*JOB*
Will you repeat only the lines from the one with "Output the LaTeX" through the one with "(title) at (203,119)", both included, leaving every picture out?

Figure scripts:
## start

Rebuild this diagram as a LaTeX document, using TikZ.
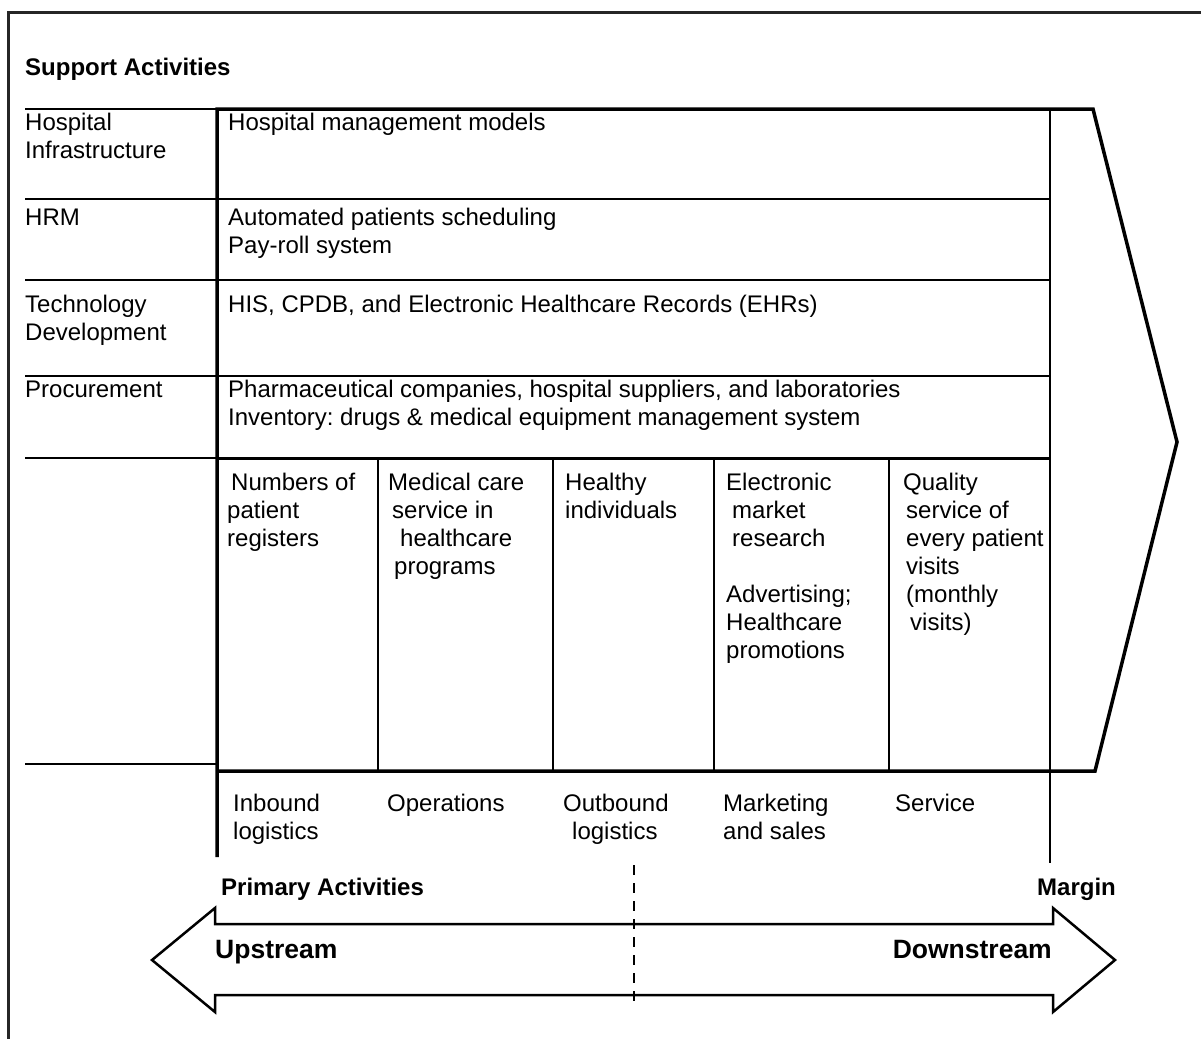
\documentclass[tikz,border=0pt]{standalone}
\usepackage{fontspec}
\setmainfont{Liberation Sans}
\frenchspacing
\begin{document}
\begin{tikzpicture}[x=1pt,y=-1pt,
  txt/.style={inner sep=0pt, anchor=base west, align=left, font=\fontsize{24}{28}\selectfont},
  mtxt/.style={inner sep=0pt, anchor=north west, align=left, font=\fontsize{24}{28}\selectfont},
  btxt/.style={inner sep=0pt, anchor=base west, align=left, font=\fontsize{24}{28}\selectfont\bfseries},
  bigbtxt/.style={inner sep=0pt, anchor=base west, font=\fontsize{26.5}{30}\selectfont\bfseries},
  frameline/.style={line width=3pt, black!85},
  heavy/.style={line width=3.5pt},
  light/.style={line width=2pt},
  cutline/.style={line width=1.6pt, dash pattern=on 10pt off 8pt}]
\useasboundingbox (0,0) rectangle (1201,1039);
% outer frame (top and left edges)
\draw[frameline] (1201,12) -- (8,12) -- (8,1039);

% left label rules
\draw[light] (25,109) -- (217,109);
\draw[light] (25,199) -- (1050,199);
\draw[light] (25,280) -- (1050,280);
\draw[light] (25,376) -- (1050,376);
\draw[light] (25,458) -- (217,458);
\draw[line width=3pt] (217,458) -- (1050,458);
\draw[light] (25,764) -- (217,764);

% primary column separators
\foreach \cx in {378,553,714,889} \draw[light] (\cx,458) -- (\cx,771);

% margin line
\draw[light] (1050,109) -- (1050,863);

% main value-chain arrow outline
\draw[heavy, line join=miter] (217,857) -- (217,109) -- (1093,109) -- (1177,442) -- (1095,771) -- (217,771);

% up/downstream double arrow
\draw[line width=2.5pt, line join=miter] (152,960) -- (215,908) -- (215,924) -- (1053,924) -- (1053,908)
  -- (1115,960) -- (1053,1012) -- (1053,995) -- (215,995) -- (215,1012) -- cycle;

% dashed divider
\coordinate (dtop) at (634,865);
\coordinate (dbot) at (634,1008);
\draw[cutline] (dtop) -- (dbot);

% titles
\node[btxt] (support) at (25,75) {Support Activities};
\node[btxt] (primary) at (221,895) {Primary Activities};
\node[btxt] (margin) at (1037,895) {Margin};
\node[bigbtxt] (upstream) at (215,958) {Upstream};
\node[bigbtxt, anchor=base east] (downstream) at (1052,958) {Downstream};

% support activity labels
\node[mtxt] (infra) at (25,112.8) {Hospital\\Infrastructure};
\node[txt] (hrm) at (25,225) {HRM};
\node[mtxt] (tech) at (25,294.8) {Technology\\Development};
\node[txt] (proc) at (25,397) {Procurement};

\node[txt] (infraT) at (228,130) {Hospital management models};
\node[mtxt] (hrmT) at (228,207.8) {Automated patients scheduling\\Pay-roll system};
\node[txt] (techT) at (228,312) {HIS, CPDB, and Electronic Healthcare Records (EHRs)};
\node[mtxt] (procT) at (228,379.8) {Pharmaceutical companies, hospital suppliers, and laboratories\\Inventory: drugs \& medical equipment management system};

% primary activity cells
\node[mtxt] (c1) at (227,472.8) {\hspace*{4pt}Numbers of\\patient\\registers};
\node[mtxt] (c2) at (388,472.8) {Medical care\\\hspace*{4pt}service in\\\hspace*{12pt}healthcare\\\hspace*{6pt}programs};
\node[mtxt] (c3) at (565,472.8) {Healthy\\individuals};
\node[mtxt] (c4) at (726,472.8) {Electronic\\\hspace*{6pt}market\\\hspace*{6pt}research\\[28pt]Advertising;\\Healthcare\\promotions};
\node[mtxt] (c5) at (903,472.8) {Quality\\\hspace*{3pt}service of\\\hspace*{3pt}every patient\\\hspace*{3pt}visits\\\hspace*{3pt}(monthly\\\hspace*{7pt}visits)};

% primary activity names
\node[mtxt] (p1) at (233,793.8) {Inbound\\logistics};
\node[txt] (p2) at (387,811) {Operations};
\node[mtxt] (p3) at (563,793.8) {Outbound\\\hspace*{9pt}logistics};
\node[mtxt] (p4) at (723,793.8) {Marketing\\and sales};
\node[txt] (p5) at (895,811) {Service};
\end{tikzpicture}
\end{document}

## end
## start

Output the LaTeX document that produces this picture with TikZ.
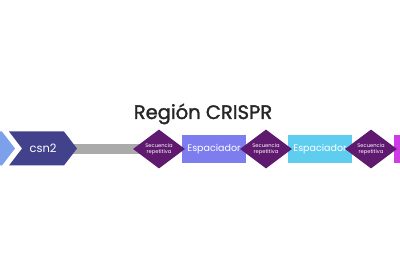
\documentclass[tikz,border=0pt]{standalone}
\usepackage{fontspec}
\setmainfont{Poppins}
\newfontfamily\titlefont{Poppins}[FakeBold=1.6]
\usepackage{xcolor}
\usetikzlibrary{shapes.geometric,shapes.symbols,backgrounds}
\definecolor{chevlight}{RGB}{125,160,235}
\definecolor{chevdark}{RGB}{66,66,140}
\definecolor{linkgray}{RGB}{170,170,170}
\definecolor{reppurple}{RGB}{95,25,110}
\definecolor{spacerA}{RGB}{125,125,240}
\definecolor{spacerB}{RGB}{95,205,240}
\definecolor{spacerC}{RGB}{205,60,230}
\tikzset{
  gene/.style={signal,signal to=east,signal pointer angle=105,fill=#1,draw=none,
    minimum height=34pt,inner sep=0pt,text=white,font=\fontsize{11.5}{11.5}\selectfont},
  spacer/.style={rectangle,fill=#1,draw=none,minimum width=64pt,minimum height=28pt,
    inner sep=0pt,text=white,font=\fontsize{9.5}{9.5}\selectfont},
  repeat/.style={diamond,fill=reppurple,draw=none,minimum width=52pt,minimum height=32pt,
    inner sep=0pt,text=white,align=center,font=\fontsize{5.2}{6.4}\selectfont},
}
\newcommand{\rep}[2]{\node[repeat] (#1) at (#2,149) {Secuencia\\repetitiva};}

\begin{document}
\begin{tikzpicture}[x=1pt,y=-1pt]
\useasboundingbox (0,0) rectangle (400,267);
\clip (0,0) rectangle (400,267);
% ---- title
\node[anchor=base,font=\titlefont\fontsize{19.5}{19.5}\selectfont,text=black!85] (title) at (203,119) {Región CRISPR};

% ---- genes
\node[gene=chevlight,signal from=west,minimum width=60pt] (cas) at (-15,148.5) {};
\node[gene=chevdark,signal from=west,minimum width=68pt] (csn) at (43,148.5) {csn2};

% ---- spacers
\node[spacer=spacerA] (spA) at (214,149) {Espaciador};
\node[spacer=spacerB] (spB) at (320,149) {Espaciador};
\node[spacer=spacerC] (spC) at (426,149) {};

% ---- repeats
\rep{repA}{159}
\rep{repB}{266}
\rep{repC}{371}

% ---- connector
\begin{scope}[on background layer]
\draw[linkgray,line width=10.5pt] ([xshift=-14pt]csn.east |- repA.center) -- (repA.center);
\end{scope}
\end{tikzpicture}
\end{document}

## end

*TASK RESPONSE*
Output the LaTeX document that produces this picture with TikZ.
\documentclass[tikz,border=0pt]{standalone}
\usepackage{fontspec}
\setmainfont{Poppins}
\newfontfamily\titlefont{Poppins}[FakeBold=1.6]
\usepackage{xcolor}
\usetikzlibrary{shapes.geometric,shapes.symbols,backgrounds}
\definecolor{chevlight}{RGB}{125,160,235}
\definecolor{chevdark}{RGB}{66,66,140}
\definecolor{linkgray}{RGB}{170,170,170}
\definecolor{reppurple}{RGB}{95,25,110}
\definecolor{spacerA}{RGB}{125,125,240}
\definecolor{spacerB}{RGB}{95,205,240}
\definecolor{spacerC}{RGB}{205,60,230}
\tikzset{
  gene/.style={signal,signal to=east,signal pointer angle=105,fill=#1,draw=none,
    minimum height=34pt,inner sep=0pt,text=white,font=\fontsize{11.5}{11.5}\selectfont},
  spacer/.style={rectangle,fill=#1,draw=none,minimum width=64pt,minimum height=28pt,
    inner sep=0pt,text=white,font=\fontsize{9.5}{9.5}\selectfont},
  repeat/.style={diamond,fill=reppurple,draw=none,minimum width=52pt,minimum height=32pt,
    inner sep=0pt,text=white,align=center,font=\fontsize{5.2}{6.4}\selectfont},
}
\newcommand{\rep}[2]{\node[repeat] (#1) at (#2,149) {Secuencia\\repetitiva};}

\begin{document}
\begin{tikzpicture}[x=1pt,y=-1pt]
\useasboundingbox (0,0) rectangle (400,267);
\clip (0,0) rectangle (400,267);
% ---- title
\node[anchor=base,font=\titlefont\fontsize{19.5}{19.5}\selectfont,text=black!85] (title) at (203,119) {Región CRISPR};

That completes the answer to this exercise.